RICHARD SAVAGE
1697-1743

Dublin University,
Magazine
, 1858.
*

“His companion, Who is he? He looks a little older, and is a great deal slenderer, and very much better dressed; that is, his clothes are well made, but alas! they are also well worn. He has an air of faded fashion about him. There is decision in every line of the lank, and long, and melancholy visage; it is a veritable Quixotic face. Meagre and proud, and high and pale. An exceeding ‘woeful countenance,’ which sadness and scorn alternately cloud and corrugate. It is mixed up with extreme diversities. The brow and eye are intellectual and bright, while the lower features are sensual and coarse: humour and passion both lurk in the mouth, yet few smiles expand those lips from which laughter seems altogether banished, while the voice is sweet, soft, and lute-like; the pace is slow, and the gait has a certain pretension to importance, which ill harmonises with the rest of his appearance.
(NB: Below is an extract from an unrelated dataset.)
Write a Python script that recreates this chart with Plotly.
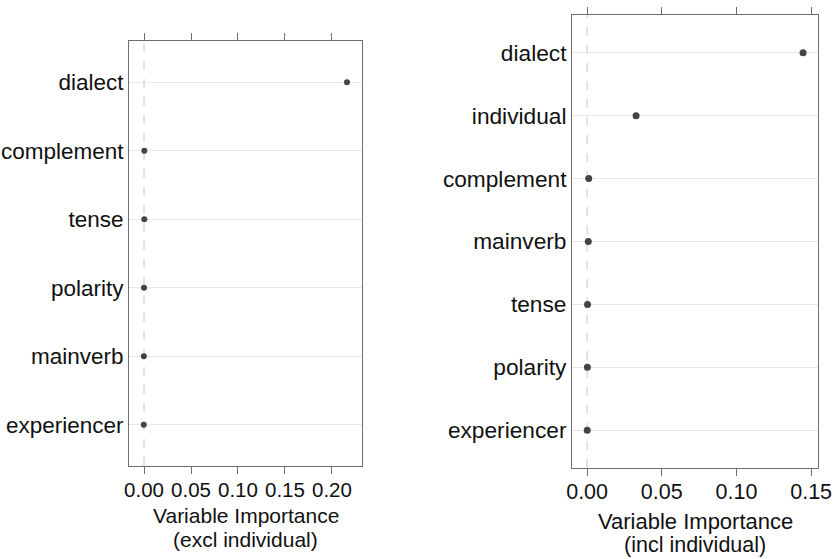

This person is Richard Savage, a man whose rare talents might have brought him poetic immortality, and a lofty pedestal in the muse’s temple, had not his coarser vices, together with his pride and his ingratitude, dragged him down to the lowest moral depth, and buried the many bright things he had in brain and bosom, head and heart, in the same mud-heap.”

Johnson’s Life
of Savage
.

“He was of a middle stature, of a thin habit of body, a long visage, coarse features, and melancholy aspect; of a grave and manly deportment, a solemn dignity of mien, but which, upon a nearer acquaintance, softened into an engaging easiness of manners. His walk was slow, and his voice tremulous and mournful. He was easily excited to smiles, but very seldom provoked to laughter.”


SIR WALTER SCOTT
1771-1832

Lockhart’s Life
of Scott
.

“His personal appearance at this time was not unengaging. A lady of high rank, who remembers him in the Old Assembly Rooms, says, ‘Young Walter Scott was a comely creature.’ He had outgrown the sallowness of early ill-health, and had a fresh, brilliant complexion. His eyes were clear, open, and well set, with a changeful radiance, to which teeth of the most perfect regularity and whiteness lent their assistance, while the noble expanse and elevation of the brow gave to the whole aspect a dignity far above the charm of mere features. His smile was always delightful; and I can easily fancy the peculiar intermixture of tenderness and gravity, with playful innocent hilarity and humour in the expression, as being well calculated to fix a fair lady’s eye. His figure, excepting the blemish in one limb, must in those days have been eminently handsome; tall, much above the usual standard, it was cast in the very mould of a young Hercules; the head set on with singular grace, the throat and chest after the truest model of the antique, the hands delicately finished; the whole outline that of extraordinary vigour, without as yet a touch of clumsiness. When he had acquired a little facility of manner, his conversation must have been such as could have dispensed with any exterior advantages, and certainly brought swift forgiveness for the one unkindness of nature. I have heard him, in talking of this part of his life, say, with an arch simplicity of look and tone which those who were familiar with him can fill in for themselves—‘It was a proud night with me when I first found that a pretty young woman could think it worth her while to sit and talk with me, hour after hour, in a corner of the ball-room, while all the world were capering in our view.’”—1790.